83d The inner connexion in thought between Semitic noun-forms and the corresponding verbal forms is investigated in the works of De Lagarde and Barth (see the titles at the head of §79) on very different lines, but with many points of agreement. De Lagarde starts from the fact that language consists of sentences. A sentence which consists of only one word is called a verb, and anything which serves as a complement to it is a noun. The oldest form of the sentence is the imperative. Closely related to it are three kinds of sentences of the nature of verbal forms, differing according as the property of the particular object of sense is to be represented as invariable (form qatula), or as liable to change (form qatila), or, finally, as a circumstance which takes place before our eyes (form qatala). Like the imperative, these three forms of sentences have also been transformed into nouns, by means of certain phonetic changes,—especially by the omission of the final vowels and the addition of different terminations to the last consonant of the stem. But just as the forms of the verbal sentence undergo numerous modifications (in the tenses, moods, and conjugations), so also do the nouns, sometimes by assimilation of the unessential to the characteristic vowel (qutul, qitil), sometimes by the lengthening of the characteristic vowel (qatûl, qatîl, qatâl), or else through the displacement of the accent and the consequent reduction of the noun to a monosyllabic form (qatl, qutl, qitl), or, finally, by their being formed from the derived stems (or conjugations), e.g. qattal, qattâl; qutil, qittâl, &c. Further modifications arise from the use of the various imperfect and infinitive forms, and also from the employment of the prefix m. Lastly, denominalia are formed from deverbalia by appending certain suffixes.

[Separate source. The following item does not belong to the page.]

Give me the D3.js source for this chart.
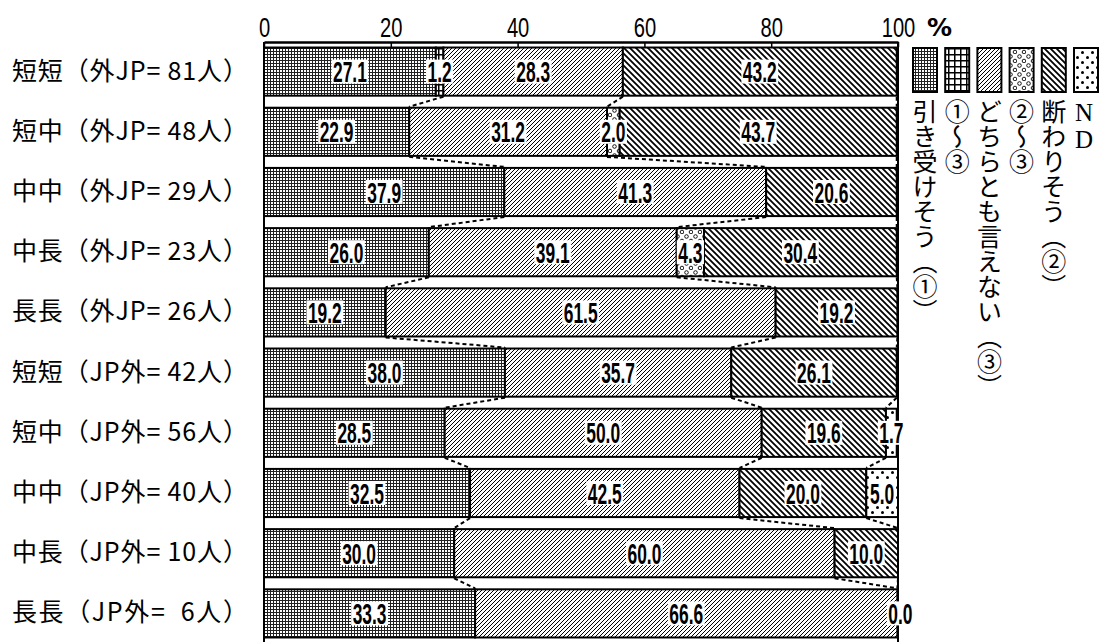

De Lagarde does not, however, claim to be able to show in the case of each particular noun the sense it conveyed in primitive times; the origin of a number of nouns can now no longer be detected. In those, however, which are clearly derived from verbs, the original meaning is chiefly determined by the characteristic vowel.
Barth’s system is based on the thesis that ‘all Semitic nouns, adjectives, and participles are derived from either the perfect or the imperfect stem’. Thus, e.g. קָטוֹל is the infinitive of the perfect stem, קְטֹל the infinitive of the imperfect stem, שְׁכַב infinitive of יִשְׁכַּב, &c. In dissyllabic noun-forms the second vowel is always alone characteristic and essential, the first vowel unessential, and therefore variable. Further modifications of the simple form are effected by strengthening (sharpening) the second or third consonant, by lengthening the characteristic vowel (instead of which, however, the feminine termination may also be used), or by ‘metaplasm’, i.e. by the use of noun-forms derived from one of the two intransitive stems for the other, e.g. qutl for qitl, and vice versa.
In nouns of the perfect stem, the vowels i and u indicate intransitive formations, the vowel a a transitive sense. In nouns of the imperfect stem on the contrary, u and i, being characteristic vowels, indicate a transitive and a an intransitive sense: for yaqtŭlŭ is imperfect of the transitive perfect qatala, and yaqtŭlŭ imperfect of the intransitive perfects qatila and qatula, &c. This explains how nouns, apparently identical in form, may yet in sense belong to different classes: a qutl-form from a u-imperfect has a transitive meaning, but the same form from a u-perfect has an intransitive meaning. This double system of perfect and imperfect forms runs through the whole scheme of noun-formation, not only the forms connected with the conjugations, but also the forms with prefixes and suffixes.
Against the whole theory it has been urged that it postulates for the development of the language a much too abstract mechanism, and further, that the meanings of words as we find them may in many cases be due to a modification of the original sense. But though many of the details (e.g. the alleged unessential character of the vowel of the first syllable) remain doubtful, yet the agreement between the characteristic vowel of certain noun formations and that of the perfect or imperfect stem, is supported by such a number of incontestable instances, that there can be no doubt as to a systematic, intimate connexion between the two. At the same time it must be admitted that De Lagarde has put forward many important and suggestive points, and both scholars agree in laying stress on one characteristic vowel as indicative of the meaning.